Stated problem =>
Pictures in the entries below are excluded; copy only the lines from the one containing "Write the React, TypeScript" to the one containing "import * as", both included.

Input material =>
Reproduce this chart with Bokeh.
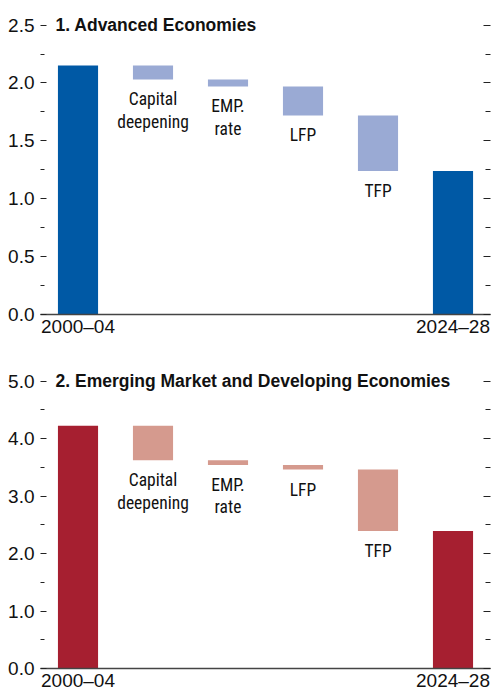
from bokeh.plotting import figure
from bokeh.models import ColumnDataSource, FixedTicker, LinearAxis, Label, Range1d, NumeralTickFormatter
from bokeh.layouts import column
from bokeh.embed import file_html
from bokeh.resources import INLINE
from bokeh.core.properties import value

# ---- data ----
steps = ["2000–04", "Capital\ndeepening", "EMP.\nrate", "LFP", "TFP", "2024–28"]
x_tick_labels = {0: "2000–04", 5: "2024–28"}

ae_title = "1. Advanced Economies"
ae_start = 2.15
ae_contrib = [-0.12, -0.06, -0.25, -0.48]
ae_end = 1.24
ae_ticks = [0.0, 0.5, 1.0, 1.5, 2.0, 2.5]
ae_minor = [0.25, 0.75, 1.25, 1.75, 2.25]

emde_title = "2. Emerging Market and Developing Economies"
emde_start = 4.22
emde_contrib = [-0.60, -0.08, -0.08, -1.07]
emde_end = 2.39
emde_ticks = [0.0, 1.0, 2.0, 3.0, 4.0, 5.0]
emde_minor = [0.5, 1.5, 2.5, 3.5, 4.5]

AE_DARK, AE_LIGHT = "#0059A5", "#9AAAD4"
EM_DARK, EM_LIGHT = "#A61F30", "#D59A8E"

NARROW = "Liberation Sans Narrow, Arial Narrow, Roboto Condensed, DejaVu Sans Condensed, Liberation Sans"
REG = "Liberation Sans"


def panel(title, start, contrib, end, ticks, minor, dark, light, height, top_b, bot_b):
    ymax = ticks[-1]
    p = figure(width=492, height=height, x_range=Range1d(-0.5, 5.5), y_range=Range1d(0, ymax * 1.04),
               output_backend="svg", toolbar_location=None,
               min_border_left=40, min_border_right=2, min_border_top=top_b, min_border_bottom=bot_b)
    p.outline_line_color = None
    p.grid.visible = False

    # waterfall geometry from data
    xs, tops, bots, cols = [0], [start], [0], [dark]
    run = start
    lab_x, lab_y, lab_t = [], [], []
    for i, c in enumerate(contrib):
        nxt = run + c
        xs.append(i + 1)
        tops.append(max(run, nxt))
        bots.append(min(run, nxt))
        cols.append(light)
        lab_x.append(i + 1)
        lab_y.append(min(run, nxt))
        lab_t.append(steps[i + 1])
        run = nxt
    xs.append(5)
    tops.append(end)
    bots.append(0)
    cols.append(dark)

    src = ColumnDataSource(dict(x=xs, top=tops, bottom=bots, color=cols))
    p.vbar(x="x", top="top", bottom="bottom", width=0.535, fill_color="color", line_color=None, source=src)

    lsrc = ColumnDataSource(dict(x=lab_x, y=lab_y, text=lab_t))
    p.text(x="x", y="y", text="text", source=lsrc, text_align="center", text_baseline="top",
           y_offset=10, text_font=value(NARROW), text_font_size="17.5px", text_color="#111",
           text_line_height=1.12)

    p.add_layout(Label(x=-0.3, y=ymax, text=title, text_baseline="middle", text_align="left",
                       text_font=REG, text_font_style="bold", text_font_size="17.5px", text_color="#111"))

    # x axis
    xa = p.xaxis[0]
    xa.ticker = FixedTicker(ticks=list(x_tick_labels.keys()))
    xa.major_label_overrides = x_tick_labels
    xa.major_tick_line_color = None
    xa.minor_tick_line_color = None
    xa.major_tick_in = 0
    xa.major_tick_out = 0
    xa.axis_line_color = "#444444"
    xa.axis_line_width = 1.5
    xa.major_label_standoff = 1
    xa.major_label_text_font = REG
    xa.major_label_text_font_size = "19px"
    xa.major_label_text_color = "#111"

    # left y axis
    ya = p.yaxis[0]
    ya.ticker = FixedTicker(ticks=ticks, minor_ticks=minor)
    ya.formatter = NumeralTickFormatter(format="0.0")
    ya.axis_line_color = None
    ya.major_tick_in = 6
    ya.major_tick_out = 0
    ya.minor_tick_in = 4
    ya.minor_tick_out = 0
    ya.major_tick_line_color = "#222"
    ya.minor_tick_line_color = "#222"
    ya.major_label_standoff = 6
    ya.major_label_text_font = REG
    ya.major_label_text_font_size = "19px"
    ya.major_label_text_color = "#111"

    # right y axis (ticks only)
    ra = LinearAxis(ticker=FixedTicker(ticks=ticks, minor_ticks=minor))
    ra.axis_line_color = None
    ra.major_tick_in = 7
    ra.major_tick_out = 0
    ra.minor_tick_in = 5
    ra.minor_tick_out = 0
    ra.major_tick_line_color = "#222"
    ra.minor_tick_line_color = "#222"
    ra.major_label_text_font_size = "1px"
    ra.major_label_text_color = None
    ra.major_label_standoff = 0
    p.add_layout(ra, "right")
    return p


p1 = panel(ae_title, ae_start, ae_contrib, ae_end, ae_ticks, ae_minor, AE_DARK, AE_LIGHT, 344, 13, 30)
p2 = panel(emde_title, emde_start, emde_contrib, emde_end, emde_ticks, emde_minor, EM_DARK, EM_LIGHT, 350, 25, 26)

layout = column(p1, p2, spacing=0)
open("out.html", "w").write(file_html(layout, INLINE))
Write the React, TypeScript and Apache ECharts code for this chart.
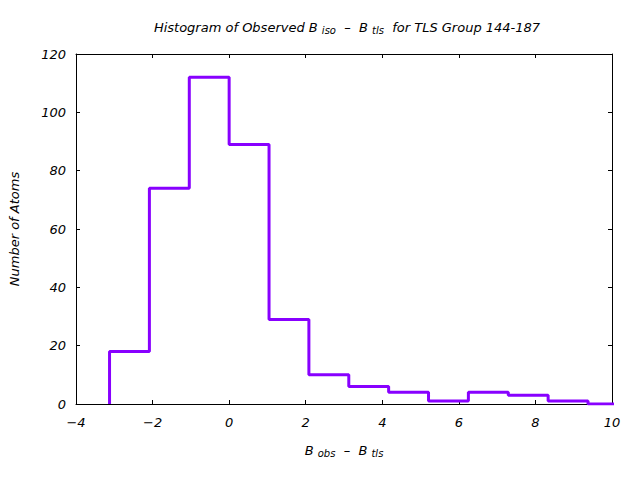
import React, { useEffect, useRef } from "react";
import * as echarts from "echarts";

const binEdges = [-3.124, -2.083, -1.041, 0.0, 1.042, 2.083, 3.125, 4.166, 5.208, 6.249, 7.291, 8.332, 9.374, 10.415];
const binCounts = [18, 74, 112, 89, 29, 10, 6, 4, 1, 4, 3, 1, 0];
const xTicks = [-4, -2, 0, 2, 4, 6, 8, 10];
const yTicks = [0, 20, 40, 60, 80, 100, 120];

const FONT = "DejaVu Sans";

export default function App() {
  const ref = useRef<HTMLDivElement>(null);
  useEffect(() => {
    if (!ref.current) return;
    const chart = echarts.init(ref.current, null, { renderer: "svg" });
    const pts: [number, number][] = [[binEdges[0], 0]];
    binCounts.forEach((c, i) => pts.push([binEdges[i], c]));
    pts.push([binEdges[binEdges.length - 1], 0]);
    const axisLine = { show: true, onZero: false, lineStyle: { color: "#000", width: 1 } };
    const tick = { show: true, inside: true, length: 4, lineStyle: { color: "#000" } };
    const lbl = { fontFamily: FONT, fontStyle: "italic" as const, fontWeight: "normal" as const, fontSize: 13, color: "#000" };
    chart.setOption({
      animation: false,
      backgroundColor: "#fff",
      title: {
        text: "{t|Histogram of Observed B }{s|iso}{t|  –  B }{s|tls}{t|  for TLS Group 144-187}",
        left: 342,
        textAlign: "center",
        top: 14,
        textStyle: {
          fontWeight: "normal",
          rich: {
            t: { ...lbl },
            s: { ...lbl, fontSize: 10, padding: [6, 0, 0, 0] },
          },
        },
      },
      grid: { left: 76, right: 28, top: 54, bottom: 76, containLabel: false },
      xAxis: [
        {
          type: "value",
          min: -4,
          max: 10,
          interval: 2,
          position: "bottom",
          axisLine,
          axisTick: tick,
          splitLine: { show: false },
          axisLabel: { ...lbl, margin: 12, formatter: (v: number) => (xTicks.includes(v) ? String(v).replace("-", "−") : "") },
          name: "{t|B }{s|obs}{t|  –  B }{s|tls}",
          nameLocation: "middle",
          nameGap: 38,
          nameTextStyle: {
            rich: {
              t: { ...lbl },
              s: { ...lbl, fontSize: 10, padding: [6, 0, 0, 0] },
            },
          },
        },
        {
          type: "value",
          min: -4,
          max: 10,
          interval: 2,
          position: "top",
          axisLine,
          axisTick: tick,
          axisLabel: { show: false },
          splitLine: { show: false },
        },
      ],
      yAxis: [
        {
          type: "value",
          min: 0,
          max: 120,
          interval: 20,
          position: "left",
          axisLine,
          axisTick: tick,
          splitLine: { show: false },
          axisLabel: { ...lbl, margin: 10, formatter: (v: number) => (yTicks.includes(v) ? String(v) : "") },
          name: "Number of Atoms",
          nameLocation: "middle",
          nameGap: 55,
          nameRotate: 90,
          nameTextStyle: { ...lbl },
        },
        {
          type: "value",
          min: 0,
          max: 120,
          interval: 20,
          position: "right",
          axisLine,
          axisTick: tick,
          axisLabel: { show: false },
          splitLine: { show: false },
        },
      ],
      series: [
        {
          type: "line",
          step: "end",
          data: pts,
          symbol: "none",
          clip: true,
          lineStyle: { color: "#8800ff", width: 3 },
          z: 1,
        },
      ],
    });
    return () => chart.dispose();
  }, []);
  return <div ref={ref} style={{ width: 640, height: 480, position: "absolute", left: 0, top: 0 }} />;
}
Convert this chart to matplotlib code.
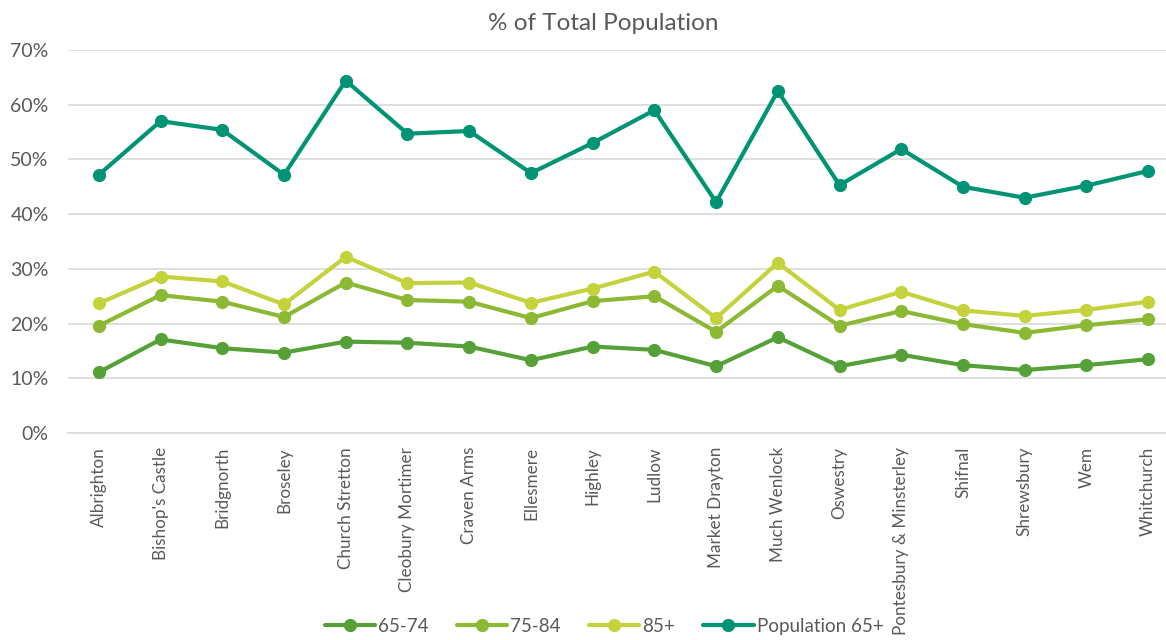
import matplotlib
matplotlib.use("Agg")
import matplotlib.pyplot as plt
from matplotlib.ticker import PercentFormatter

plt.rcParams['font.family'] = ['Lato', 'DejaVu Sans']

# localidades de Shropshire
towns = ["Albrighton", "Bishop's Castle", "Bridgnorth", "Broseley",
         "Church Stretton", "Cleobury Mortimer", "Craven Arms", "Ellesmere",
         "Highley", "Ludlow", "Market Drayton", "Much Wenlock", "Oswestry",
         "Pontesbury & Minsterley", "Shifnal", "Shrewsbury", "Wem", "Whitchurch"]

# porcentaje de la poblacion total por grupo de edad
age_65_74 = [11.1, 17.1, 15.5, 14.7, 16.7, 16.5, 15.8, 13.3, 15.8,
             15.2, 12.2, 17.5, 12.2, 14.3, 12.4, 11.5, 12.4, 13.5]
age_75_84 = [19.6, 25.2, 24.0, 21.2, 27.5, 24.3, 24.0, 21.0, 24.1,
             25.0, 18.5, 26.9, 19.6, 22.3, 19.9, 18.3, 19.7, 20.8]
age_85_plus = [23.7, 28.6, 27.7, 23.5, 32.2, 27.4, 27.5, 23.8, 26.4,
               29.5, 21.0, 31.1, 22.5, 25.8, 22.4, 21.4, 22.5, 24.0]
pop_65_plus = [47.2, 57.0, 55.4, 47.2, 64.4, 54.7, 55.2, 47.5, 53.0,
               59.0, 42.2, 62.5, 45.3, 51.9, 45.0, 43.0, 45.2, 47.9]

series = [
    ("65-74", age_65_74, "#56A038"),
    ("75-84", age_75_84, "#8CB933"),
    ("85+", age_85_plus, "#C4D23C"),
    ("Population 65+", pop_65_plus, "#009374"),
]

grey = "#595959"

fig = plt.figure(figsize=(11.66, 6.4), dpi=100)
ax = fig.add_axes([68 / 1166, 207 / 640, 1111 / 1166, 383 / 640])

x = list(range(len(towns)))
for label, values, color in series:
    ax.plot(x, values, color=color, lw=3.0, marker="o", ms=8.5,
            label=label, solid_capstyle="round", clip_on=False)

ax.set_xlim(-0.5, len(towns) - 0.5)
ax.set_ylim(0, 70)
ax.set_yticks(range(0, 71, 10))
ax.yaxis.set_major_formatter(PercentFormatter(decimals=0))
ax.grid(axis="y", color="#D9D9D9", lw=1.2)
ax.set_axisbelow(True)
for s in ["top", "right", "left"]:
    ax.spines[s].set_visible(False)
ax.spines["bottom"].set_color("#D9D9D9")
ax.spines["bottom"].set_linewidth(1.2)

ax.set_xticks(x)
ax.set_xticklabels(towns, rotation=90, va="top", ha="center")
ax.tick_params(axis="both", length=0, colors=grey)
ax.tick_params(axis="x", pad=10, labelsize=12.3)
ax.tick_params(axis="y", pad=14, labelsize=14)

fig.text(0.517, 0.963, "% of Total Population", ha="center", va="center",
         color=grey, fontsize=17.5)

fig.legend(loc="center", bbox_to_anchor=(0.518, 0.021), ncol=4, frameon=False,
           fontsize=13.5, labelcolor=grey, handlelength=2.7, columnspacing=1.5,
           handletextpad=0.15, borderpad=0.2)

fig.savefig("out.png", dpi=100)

Exercise output =>
Write the React, TypeScript and Apache ECharts code for this chart.
import React, { useEffect, useRef } from "react";
import * as echarts from "echarts";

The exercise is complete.